YOUR OBJECTIVE:
Locate every line below that contains the word "matplotlib" and copy it.

LISTING:

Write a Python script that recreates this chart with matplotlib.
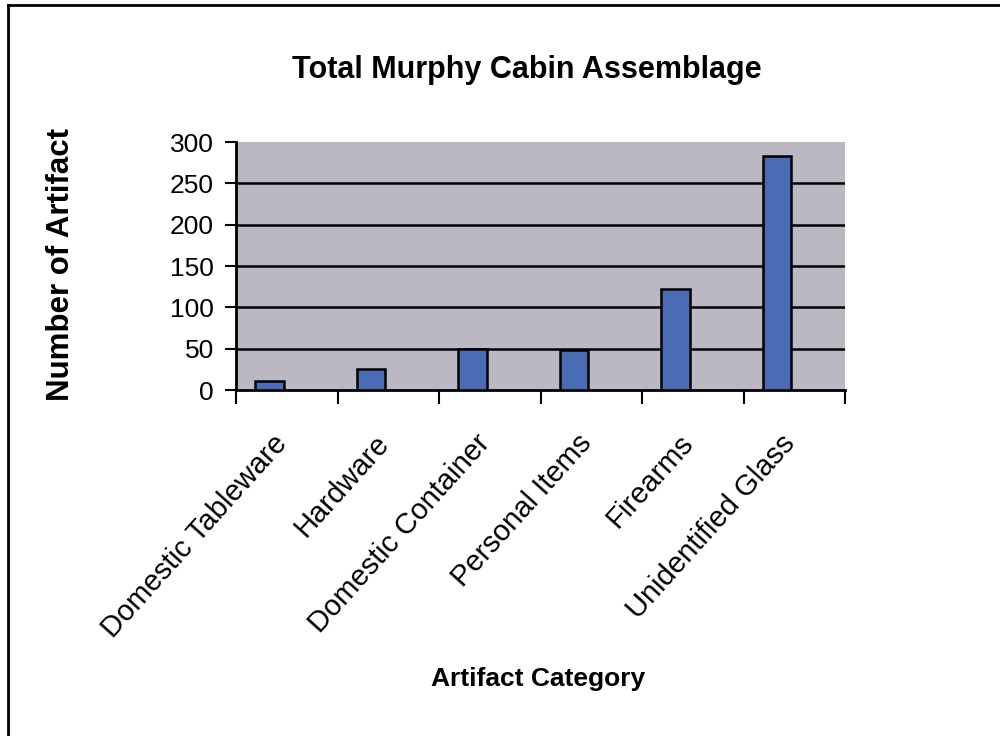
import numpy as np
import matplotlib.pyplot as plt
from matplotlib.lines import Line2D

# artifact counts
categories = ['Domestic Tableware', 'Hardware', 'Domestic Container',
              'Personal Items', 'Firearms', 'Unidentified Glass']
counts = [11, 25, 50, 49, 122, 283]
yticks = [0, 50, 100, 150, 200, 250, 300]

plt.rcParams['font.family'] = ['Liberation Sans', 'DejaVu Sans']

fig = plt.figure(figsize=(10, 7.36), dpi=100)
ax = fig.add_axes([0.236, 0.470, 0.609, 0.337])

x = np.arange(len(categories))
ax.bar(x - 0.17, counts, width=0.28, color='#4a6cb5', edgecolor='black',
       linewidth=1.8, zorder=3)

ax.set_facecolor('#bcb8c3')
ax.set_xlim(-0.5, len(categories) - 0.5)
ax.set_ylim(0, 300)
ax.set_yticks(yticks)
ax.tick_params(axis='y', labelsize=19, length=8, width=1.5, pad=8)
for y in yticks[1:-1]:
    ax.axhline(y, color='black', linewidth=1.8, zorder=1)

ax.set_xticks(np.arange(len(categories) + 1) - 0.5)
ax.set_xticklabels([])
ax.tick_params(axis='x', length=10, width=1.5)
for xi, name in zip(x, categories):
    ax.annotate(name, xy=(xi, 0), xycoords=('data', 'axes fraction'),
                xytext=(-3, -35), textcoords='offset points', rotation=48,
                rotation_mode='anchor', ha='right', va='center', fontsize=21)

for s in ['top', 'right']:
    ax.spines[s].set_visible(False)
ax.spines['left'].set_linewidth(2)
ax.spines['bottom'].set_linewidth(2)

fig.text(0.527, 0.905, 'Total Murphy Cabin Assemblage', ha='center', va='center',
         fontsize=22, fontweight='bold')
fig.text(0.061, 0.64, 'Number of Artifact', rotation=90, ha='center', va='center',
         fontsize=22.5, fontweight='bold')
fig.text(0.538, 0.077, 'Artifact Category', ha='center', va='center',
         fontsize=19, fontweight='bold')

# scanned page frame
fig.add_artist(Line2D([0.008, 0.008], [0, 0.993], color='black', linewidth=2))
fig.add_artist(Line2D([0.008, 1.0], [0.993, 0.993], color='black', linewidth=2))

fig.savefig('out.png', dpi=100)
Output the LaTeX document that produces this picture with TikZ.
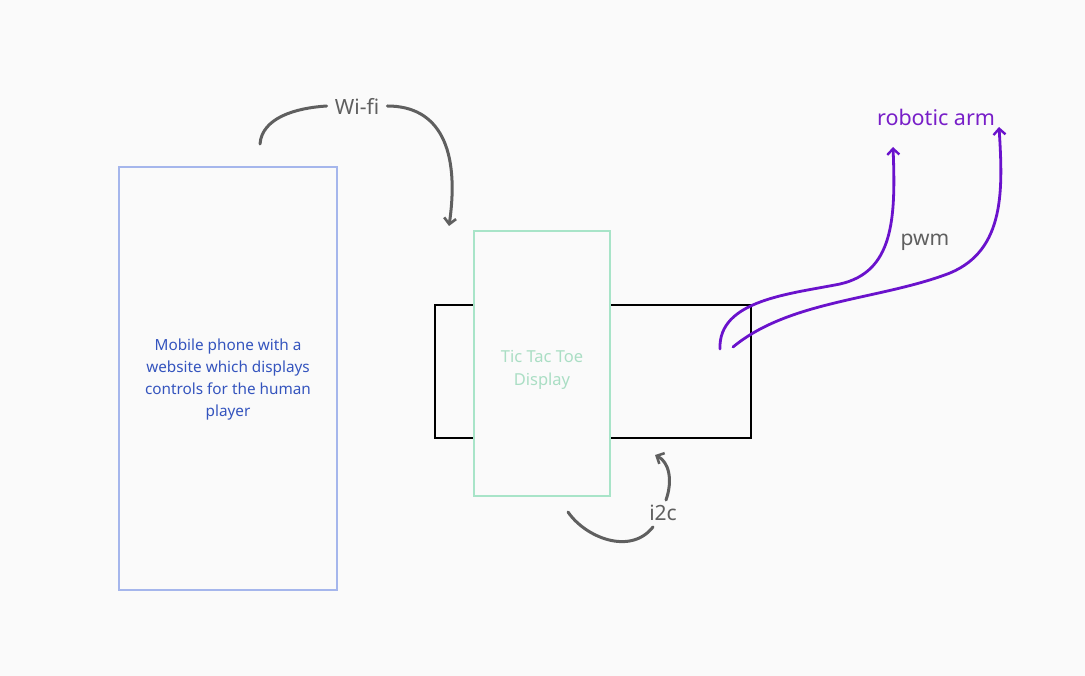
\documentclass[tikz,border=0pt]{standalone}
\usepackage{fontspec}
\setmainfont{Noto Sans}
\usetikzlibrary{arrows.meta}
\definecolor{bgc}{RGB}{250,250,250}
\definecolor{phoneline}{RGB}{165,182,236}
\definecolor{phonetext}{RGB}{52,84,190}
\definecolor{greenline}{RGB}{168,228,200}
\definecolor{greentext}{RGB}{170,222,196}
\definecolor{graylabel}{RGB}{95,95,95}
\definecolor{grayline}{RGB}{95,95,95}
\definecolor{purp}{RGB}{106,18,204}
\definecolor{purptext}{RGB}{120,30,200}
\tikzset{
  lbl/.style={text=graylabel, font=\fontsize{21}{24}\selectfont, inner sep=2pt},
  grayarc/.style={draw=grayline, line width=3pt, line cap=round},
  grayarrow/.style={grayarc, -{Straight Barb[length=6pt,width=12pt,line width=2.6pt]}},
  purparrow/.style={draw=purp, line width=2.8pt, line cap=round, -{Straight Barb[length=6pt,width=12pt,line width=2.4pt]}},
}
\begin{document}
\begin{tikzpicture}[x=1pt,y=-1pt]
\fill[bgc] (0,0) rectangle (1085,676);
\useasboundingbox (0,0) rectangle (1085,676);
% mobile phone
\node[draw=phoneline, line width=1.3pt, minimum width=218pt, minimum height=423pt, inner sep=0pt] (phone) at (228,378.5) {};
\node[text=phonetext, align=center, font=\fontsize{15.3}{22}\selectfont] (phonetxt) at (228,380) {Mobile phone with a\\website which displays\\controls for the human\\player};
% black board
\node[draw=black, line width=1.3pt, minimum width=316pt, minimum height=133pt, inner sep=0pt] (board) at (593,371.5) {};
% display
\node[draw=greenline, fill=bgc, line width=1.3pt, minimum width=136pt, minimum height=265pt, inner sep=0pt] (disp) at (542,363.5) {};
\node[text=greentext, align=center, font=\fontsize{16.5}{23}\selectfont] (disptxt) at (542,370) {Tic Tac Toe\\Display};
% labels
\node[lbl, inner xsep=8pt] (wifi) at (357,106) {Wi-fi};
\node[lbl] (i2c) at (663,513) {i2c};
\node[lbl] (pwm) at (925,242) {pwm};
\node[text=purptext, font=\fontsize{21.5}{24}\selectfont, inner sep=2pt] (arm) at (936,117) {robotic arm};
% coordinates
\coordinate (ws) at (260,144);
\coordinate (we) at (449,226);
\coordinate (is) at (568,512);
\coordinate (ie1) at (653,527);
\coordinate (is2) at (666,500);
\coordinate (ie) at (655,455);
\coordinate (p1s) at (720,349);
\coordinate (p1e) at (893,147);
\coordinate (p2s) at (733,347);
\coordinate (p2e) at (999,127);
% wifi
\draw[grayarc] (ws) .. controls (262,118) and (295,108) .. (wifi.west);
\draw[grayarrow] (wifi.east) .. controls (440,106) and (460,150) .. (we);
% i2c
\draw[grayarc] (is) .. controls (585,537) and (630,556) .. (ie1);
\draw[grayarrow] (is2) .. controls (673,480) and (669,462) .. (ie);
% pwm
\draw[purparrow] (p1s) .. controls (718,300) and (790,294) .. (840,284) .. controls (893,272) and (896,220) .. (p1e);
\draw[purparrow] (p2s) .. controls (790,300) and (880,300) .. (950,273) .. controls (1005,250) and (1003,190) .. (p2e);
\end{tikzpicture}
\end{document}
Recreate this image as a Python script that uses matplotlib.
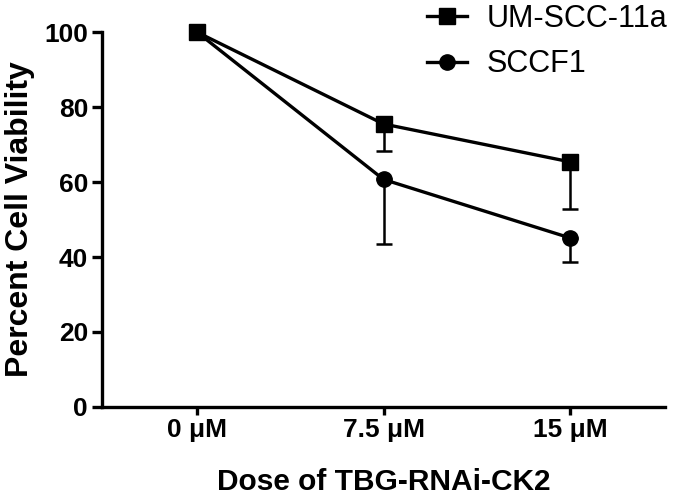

THE RESPONSE:
Write a Python script that recreates this chart with matplotlib.
import matplotlib.pyplot as plt
from matplotlib.lines import Line2D
Recreate this image as a Python script that uses matplotlib.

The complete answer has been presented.